Can Shared Banking Hubs prevent the financial exclusion of the elderly?
4 in 10 older people in the UK do not manage their money online and could be at high risk of financial exclusion, according to research by Ipsos for the charity Age UK.
While banks continue to reduce their branch networks, a growing number of elderly people may find themselves struggling to find financial services and advice close to their homes.
According to Age UK, Shared Banking Hubs may be the right solution to tackle the problem. Unfortunately, right now, there are only 4 of them in the United Kingdom.
What is a Shared Banking Hub?
A Banking Hub is a space open to the public, quite similar to any bank branch. There is one key difference: it serves the customers of all banks.
In a Banking Hub, you will find a counter service, operated by Post Office staff, for all cash-related operations, like deposits and withdraws, bill payments, and any other regular banking transaction.
Some private talking areas allow customers to meet with a consultant from their bank and discuss more complex issues. Different banks will be managing each talking area on a rotating basis.
Thanks to a public schedule, everyone knows which bank staffs the consultancy offices on different days.
Why Shared Banking Hubs could help
According to a recent poll by Age UK (You can’t bank on it anymore), about 75% of over-65s with a bank account would like to undertake at least one banking task in person.

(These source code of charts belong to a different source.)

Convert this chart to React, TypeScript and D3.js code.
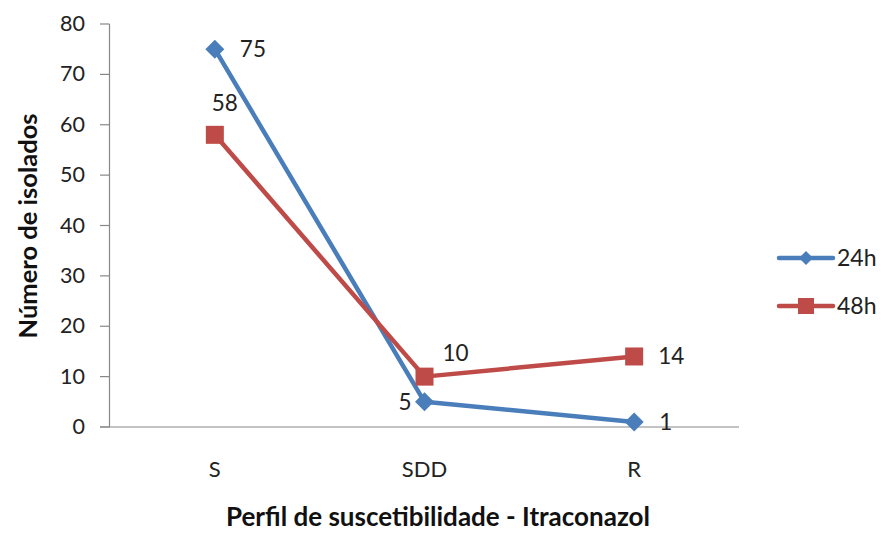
import React from "react";
import * as d3 from "d3";

const categories = ["S", "SDD", "R"];
const series24h = [75, 5, 1];
const series48h = [58, 10, 14];
const seriesNames = ["24h", "48h"];
const yTicks = [0, 10, 20, 30, 40, 50, 60, 70, 80];

const W = 882;
const H = 533;
const FONT = "Lato, 'Open Sans', sans-serif";
const BLUE = "#4A7EBB";
const RED = "#BE4B48";

export default function App() {
  const x = d3.scaleBand<string>().domain(categories).range([110, 739]);
  const y = d3.scaleLinear().domain([0, 80]).range([427, 24]);
  const cx = (c: string) => (x(c) as number) + x.bandwidth() / 2;
  const line = d3
    .line<[string, number]>()
    .x((d) => cx(d[0]))
    .y((d) => y(d[1]));

  const d24 = categories.map((c, i) => [c, series24h[i]] as [string, number]);
  const d48 = categories.map((c, i) => [c, series48h[i]] as [string, number]);

  const diamond = (px: number, py: number, r: number) =>
    `M${px},${py - r}L${px + r},${py}L${px},${py + r}L${px - r},${py}Z`;

  // label offsets per point [dx, dy, anchor]
  const off24: [number, number, string][] = [
    [25, 0, "start"],
    [-13, 0, "end"],
    [25, 0, "start"],
  ];
  const off48: [number, number, string][] = [
    [10, -32, "middle"],
    [18, -24, "start"],
    [24, 0, "start"],
  ];

  return (
    <svg
      width={W}
      height={H}
      style={{ position: "absolute", left: 0, top: 0, background: "#fff" }}
      fontFamily={FONT}
    >
      {/* y axis */}
      <line x1={109.5} x2={109.5} y1={y(80)} y2={y(0)} stroke="#888" strokeWidth={1.2} />
      {yTicks.map((t) => (
        <g key={t}>
          <line x1={100} x2={109.5} y1={y(t)} y2={y(t)} stroke="#888" strokeWidth={1.2} />
          <text x={85} y={y(t)} dy="0.33em" textAnchor="end" fontSize={21.5} fill="#222">
            {t}
          </text>
        </g>
      ))}
      {/* x axis */}
      <line x1={100} x2={739} y1={y(0)} y2={y(0)} stroke="#888" strokeWidth={1.2} />
      {categories.map((c) => (
        <text key={c} x={cx(c)} y={477} textAnchor="middle" fontSize={22} fill="#222">
          {c}
        </text>
      ))}

      {/* series lines */}
      <path d={line(d24) as string} fill="none" stroke={BLUE} strokeWidth={4.5} strokeLinejoin="round" />
      <path d={line(d48) as string} fill="none" stroke={RED} strokeWidth={4.5} strokeLinejoin="round" />
      {d24.map((d) => (
        <path key={"m24" + d[0]} d={diamond(cx(d[0]), y(d[1]), 9.5)} fill={BLUE} />
      ))}
      {d48.map((d) => (
        <rect key={"m48" + d[0]} x={cx(d[0]) - 9} y={y(d[1]) - 9} width={18} height={18} fill={RED} />
      ))}

      {/* data labels */}
      {d24.map((d, i) => (
        <text
          key={"l24" + d[0]}
          x={cx(d[0]) + off24[i][0]}
          y={y(d[1]) + off24[i][1]}
          dy="0.35em"
          textAnchor={off24[i][2] as any}
          fontSize={22.5}
          fill="#222"
        >
          {d[1]}
        </text>
      ))}
      {d48.map((d, i) => (
        <text
          key={"l48" + d[0]}
          x={cx(d[0]) + off48[i][0]}
          y={y(d[1]) + off48[i][1]}
          dy="0.35em"
          textAnchor={off48[i][2] as any}
          fontSize={22.5}
          fill="#222"
        >
          {d[1]}
        </text>
      ))}

      {/* legend */}
      {seriesNames.map((n, i) => {
        const ly = 258 + i * 48;
        const col = i === 0 ? BLUE : RED;
        return (
          <g key={n}>
            <line x1={779} x2={833} y1={ly} y2={ly} stroke={col} strokeWidth={4.5} strokeLinecap="round" />
            {i === 0 ? (
              <path d={diamond(806, ly, 7)} fill={col} />
            ) : (
              <rect x={798} y={ly - 8} width={16} height={16} fill={col} />
            )}
            <text x={837} y={ly} dy="0.35em" fontSize={23} fill="#222">
              {n}
            </text>
          </g>
        );
      })}

      {/* axis titles */}
      <text x={438} y={526} textAnchor="middle" fontSize={26} fontWeight="bold" fill="#111">
        Perfil de suscetibilidade - Itraconazol
      </text>
      <text
        transform={`translate(37,226) rotate(-90)`}
        textAnchor="middle"
        fontSize={25.5}
        fontWeight="bold"
        fill="#111"
      >
        Número de isolados
      </text>
    </svg>
  );
}
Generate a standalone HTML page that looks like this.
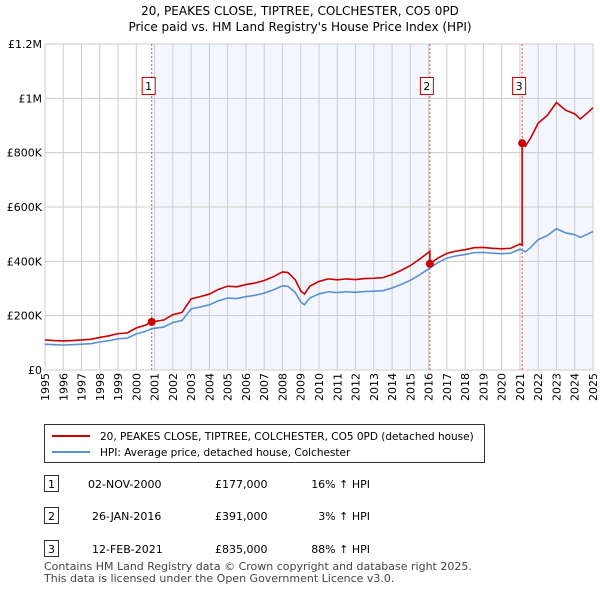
<!DOCTYPE html>
<html><head><meta charset="utf-8"><style>
body{margin:0;background:#fff;font-family:"Liberation Sans","DejaVu Sans",sans-serif;}
svg text{font-family:"DejaVu Sans","Liberation Sans",sans-serif;}
</style></head><body>
<svg id="c" width="600" height="590" xmlns="http://www.w3.org/2000/svg">
<text x="300" y="15" text-anchor="middle" font-size="12">20, PEAKES CLOSE, TIPTREE, COLCHESTER, CO5 0PD</text>
<text x="300" y="31" text-anchor="middle" font-size="12">Price paid vs. HM Land Registry's House Price Index (HPI)</text>
<g id="plot"></g>
<g>
<rect x="44.5" y="424.5" width="440" height="38" fill="#fff" stroke="#333"/>
<line x1="52" y1="436" x2="90" y2="436" stroke="#cc0000" stroke-width="2"/>
<text x="100" y="440" font-size="10.5">20, PEAKES CLOSE, TIPTREE, COLCHESTER, CO5 0PD (detached house)</text>
<line x1="52" y1="452" x2="90" y2="452" stroke="#5b8fd4" stroke-width="2"/>
<text x="100" y="456" font-size="10.5">HPI: Average price, detached house, Colchester</text>
</g>
<g font-size="11">
<rect x="44.5" y="475.5" width="14" height="16" fill="#fff" stroke="#333"/><text x="51.5" y="488" text-anchor="middle">1</text>
<text x="88" y="488">02-NOV-2000</text><text x="215" y="488">£177,000</text><text x="370" y="488" text-anchor="end">16% ↑ HPI</text>
<rect x="44.5" y="507.5" width="14" height="16" fill="#fff" stroke="#333"/><text x="51.5" y="520" text-anchor="middle">2</text>
<text x="92" y="520">26-JAN-2016</text><text x="215" y="520">£391,000</text><text x="370" y="520" text-anchor="end">3% ↑ HPI</text>
<rect x="44.5" y="540.5" width="14" height="16" fill="#fff" stroke="#333"/><text x="51.5" y="553" text-anchor="middle">3</text>
<text x="92" y="553">12-FEB-2021</text><text x="215" y="553">£835,000</text><text x="370" y="553" text-anchor="end">88% ↑ HPI</text>
</g>
<text x="44" y="570" font-size="11" fill="#444">Contains HM Land Registry data © Crown copyright and database right 2025.</text>
<text x="44" y="582" font-size="11" fill="#444">This data is licensed under the Open Government Licence v3.0.</text>
</svg>
<script>
const hpiYears=[1995,1995.5,1996,1996.5,1997,1997.5,1998,1998.5,1999,1999.5,2000,2000.5,2000.84,2001.5,2002,2002.5,2003,2003.5,2004,2004.5,2005,2005.5,2006,2006.5,2007,2007.5,2008,2008.3,2008.7,2009,2009.2,2009.5,2010,2010.5,2011,2011.5,2012,2012.5,2013,2013.5,2014,2014.5,2015,2015.5,2016,2016.5,2017,2017.5,2018,2018.5,2019,2019.5,2020,2020.5,2021,2021.3,2021.6,2022,2022.5,2023,2023.5,2024,2024.3,2024.7,2025];
const hpiValues=[95000,93000,92000,93000,95000,97000,103000,108000,115000,117000,133000,142000,152000,158000,175000,182000,225000,232000,240000,255000,265000,263000,270000,275000,283000,295000,310000,308000,285000,250000,240000,265000,280000,288000,285000,288000,286000,289000,290000,292000,302000,315000,330000,350000,372000,395000,412000,420000,425000,432000,433000,430000,428000,430000,445000,435000,452000,480000,495000,520000,505000,498000,488000,500000,510000];
const saleYears=[2000.84,2016.07,2021.12];
const salePrices=[177000,391000,835000];
const saleLabels=["1","2","3"];
const xTicks=[1995,1996,1997,1998,1999,2000,2001,2002,2003,2004,2005,2006,2007,2008,2009,2010,2011,2012,2013,2014,2015,2016,2017,2018,2019,2020,2021,2022,2023,2024,2025];
const yTicks=[0,200000,400000,600000,800000,1000000,1200000];
const yTickLabels=["£0","£200K","£400K","£600K","£800K","£1M","£1.2M"];

const L=45,R=593,T=44,B=370,NS="http://www.w3.org/2000/svg";
const xs=y=>L+(y-1995)/(2025-1995)*(R-L);
const ys=v=>B-v/1200000*(B-T);
const g=document.getElementById('plot');
function mk(t,a,p){const e=document.createElementNS(NS,t);for(const k in a)e.setAttribute(k,a[k]);(p||g).appendChild(e);return e;}
function hpiAt(t){for(let i=1;i<hpiYears.length;i++){if(t<=hpiYears[i]){const f=(t-hpiYears[i-1])/(hpiYears[i]-hpiYears[i-1]);return hpiValues[i-1]+f*(hpiValues[i]-hpiValues[i-1]);}}return hpiValues[hpiValues.length-1];}
let sh=mk('rect',{x:xs(saleYears[0]),y:T,width:xs(saleYears[1])-xs(saleYears[0]),height:B-T,fill:'#eef3fc',opacity:0.7});


sh=mk('rect',{x:xs(saleYears[2]),y:T,width:R-xs(saleYears[2]),height:B-T,fill:'#eef3fc',opacity:0.7});


for(const t of xTicks){const l=mk('line',{x1:xs(t),x2:xs(t),y1:T,y2:B,stroke:'#ccc'});


const tx=mk('text',{transform:`translate(${xs(t)+4},${B+3}) rotate(-90)`,'text-anchor':'end','font-size':11});tx.textContent=t;

}
yTicks.forEach((v,i)=>{const l=mk('line',{x1:L,x2:R,y1:ys(v),y2:ys(v),stroke:'#ccc'});


const tx=mk('text',{x:L-3,y:ys(v)+4,'text-anchor':'end','font-size':11});tx.textContent=yTickLabels[i];

});
mk('rect',{x:L,y:T,width:R-L,height:B-T,fill:'none',stroke:'#ccc'});
saleYears.forEach((s,i)=>{const x=xs(s);
const l=mk('line',{x1:x,x2:x,y1:T,y2:B,stroke:'#e05050','stroke-dasharray':'2,2','stroke-width':1});


const r=mk('rect',{x:x-9.5,y:77.5,width:13,height:17,fill:'#fff',stroke:'#cc0000'});


const t=mk('text',{x:x-3,y:90,'text-anchor':'middle','font-size':11});t.textContent=saleLabels[i];

});
const hp=mk('polyline',{points:hpiYears.map((y,i)=>xs(y)+','+ys(hpiValues[i])).join(' '),fill:'none',stroke:'#5b8fd4','stroke-width':1.6});


const pts=[];
const ratio0=salePrices[0]/hpiAt(saleYears[0]);
const allT=[...new Set([...hpiYears,...saleYears])].sort((a,b)=>a-b);
for(const t of allT){let k=-1;for(let j=0;j<saleYears.length;j++)if(saleYears[j]<=t)k=j;
if(k>=0&&saleYears[k]===t&&k>0){const pr=salePrices[k-1]/hpiAt(saleYears[k-1]);pts.push([t,hpiAt(t)*pr]);}
const r=k<0?ratio0:salePrices[k]/hpiAt(saleYears[k]);pts.push([t,hpiAt(t)*r]);}
const pl=mk('polyline',{points:pts.map(p=>xs(p[0])+','+ys(p[1])).join(' '),fill:'none',stroke:'#cc0000','stroke-width':1.6});


saleYears.forEach((s,i)=>{const c=mk('circle',{cx:xs(s),cy:ys(salePrices[i]),r:4,fill:'#cc0000'});

});
</script>
</body></html>
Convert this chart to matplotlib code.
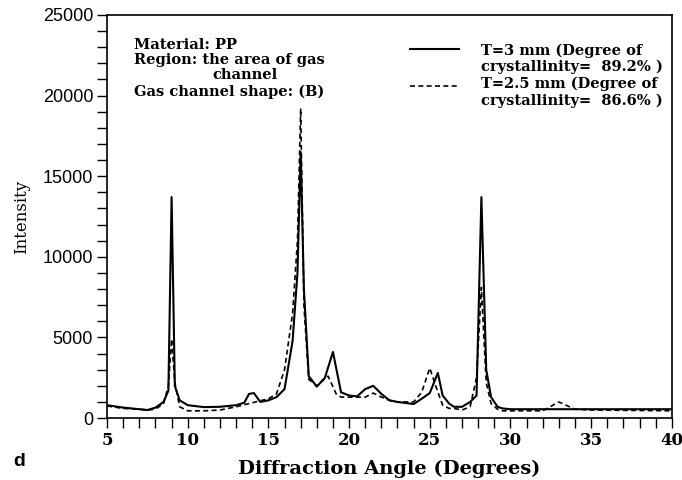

The thing is, the elderly are not at ease using online banking.
It may be because they lack technical skills, or they just feel uncomfortable using an electronic device on their own. Sometimes, it is out of sheer mistrust of the internet.
Either way, more than 7.5 million people in the UK would like to have access to financial services in the real, tangible world.
On the other hand, banks want to reduce the number of expensive physical touchpoints, as younger customers prefer digital channels for daily banking operations like payments.
Why are bank branches closing in the UK?
According to banks, branches are just not economically sustainable.
The data provided by Age UK shows that there is a real demand for in person banking service. The problem is, this demand may not be sufficient to guarantee the profitability of a physical branch, for two reasons:
- Daily routine banking operations take bank tellers a relatively long time, that could be used for more profitable activities, that can be priced with higher fees; the aggregated demand for in person banking service is high, but it is divided and spread on a wide territory, often in small towns.
- Banks are then reducing their networks, asking customers to refer to the closest branch in the area in the case they need consultancy, or prefer to carry a task face-to-face.
The “closest branch” is, unfortunately, often some miles away: an unsurmountable problem, for older people who rely on public transportation. They just cannot reach the closest branch without help, and cannot use digital channels. The risk of financial exclusion is extremely high.
Shared Banking Hubs could meet the needs of both banks and customers, providing a basic daily banking service to everyone, and consultancy on a weekly schedule. About 5.1 million people in the UK declared they would feel comfortable using one of them.
Still in trial
At the moment, there are only 4 operating Banking Hubs in the UK, but about 50 more are planned to open in the near future. We are talking about a pilot format, something more than an experiment, but that must still be reckoned as a structural tool to grant financial inclusion.
The roll-out process of a Shared Banking Hub, for example, could be accelerated in order to protect local communities. Many towns could soon find themselves in the middle of a banking desert, with no branch and no ATMs.
A shared Banking Hub, says Age UK, should be established before the last bank branch in an area shuts down, so to ensure the continuity of face to face banking services.
It is a matter of cooperation between banks and other companies. It comprehensibly takes time for banks to reach an agreement on where and how to set up a Banking Hub in a town, not to mention how to organize its schedule and its management.
Therefore, maybe some parts of this process could be sped up, thanks to nation-wide agreement that defines basic rules and provides guidelines.
Access to Cash in the UK
Age UK also call to authorities to recognise the important role of cash. 2.4 million older people in the country rely on cash for their purchases. Cash is essential to their financial inclusion.
A Banking Hub model, supported by a network of ATMs, could provide local access to cash all over the country. The alternative is to abandon older people to the risk of frustration and the sense of having been left behind.